The woman mentioned that she had a joint account with her husband and that he had a gold coin collection. Marshall told her to send pictures of the collection, which she did, then directed her to package the coins and have her husband take them outside to be collected by an “agent.”
The husband was given a password and provided the coin collection, which was valued at $97,000, to a man who arrived while he was on the phone with Marshall, according to the affidavit.
Over the next several weeks, Marshall contacted the couple almost daily, mostly by text message, and directed them to make multiple cash withdrawals of about $30,000 each time that the husband then delivered to a man in various parking lots in State College, police wrote. In one instance, the husband was also told to purchase $22,000 in gold coins that he also delivered along with cash.
The couple had lost $235,000 by July 13, when Marshall contacted them about making one final $30,000 transfer. Reluctant to do so because it was all they had left and worried they were being scammed, they contacted State College police.
Working with the Department of Homeland Security, police told them to move forward with setting up the exchange so that officers could conduct a sting. On July 15, they agreed to deliver the $30,000 to the Weis Markets parking lot on Westerly Parkway, where a team of undercover officers would be stationed, but received another phone call from the scammer telling them the exchange had to be delayed to the next day, according to the affidavit.

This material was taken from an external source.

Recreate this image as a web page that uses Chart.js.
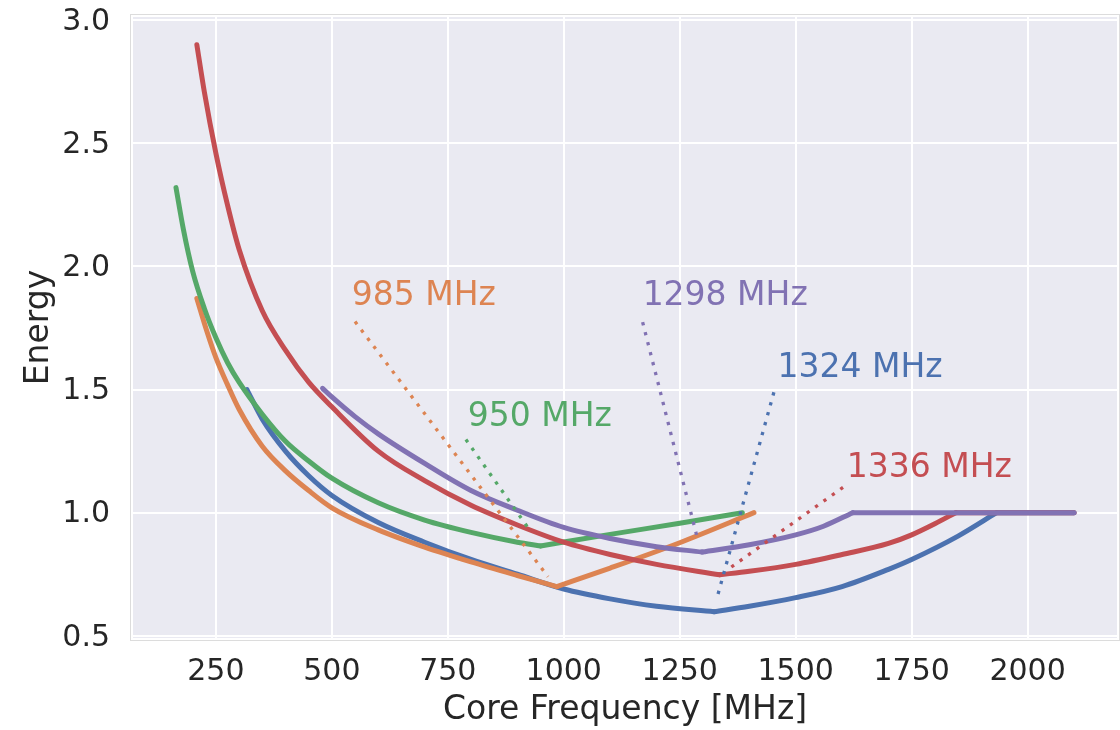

On July 16, the husband went to the supermarket parking lot, and was then told by the scammer to go to the Hamilton Square parking lot. He alerted police, who moved their surveillance to the West Hamilton Avenue shopping center.
Police observed a man, later identified as Gan, walk up to the husband’s car and take a box containing bait money, according to the affidavit. Officers took Gan into custody and found he was in possession of a cell phone used to communicate with a man he called “Mark,” who he said asked him to go to State College to pick up a package containing $30,000, police wrote.
Gan told investigators that he knew Mark, believed to be “Edward Marshall,” was in contact with the couple by text and phone calls and that he had given him a code name to provide to the husband when picking up the package, according to the affidavit.
He added that Mark told him to look around for undercover officers when he arrived at the pick-up point, police wrote.
Borough police said in a statement the case remains under investigation, and additional arrests may follow.
Gan is charged with felony counts of theft by deception and receiving stolen property. He is detained at the Centre County Correctional Facility.
A preliminary hearing is scheduled for July 29.
“The SCPD reminds the public that legitimate government agencies, financial institutions, and technology companies will never demand cash, instruct individuals to transfer money to protect their assets, or threaten arrest over the phone,” police wrote in a statement. “Anyone receiving similar communications should immediately terminate the conversation and contact their local law enforcement agency.”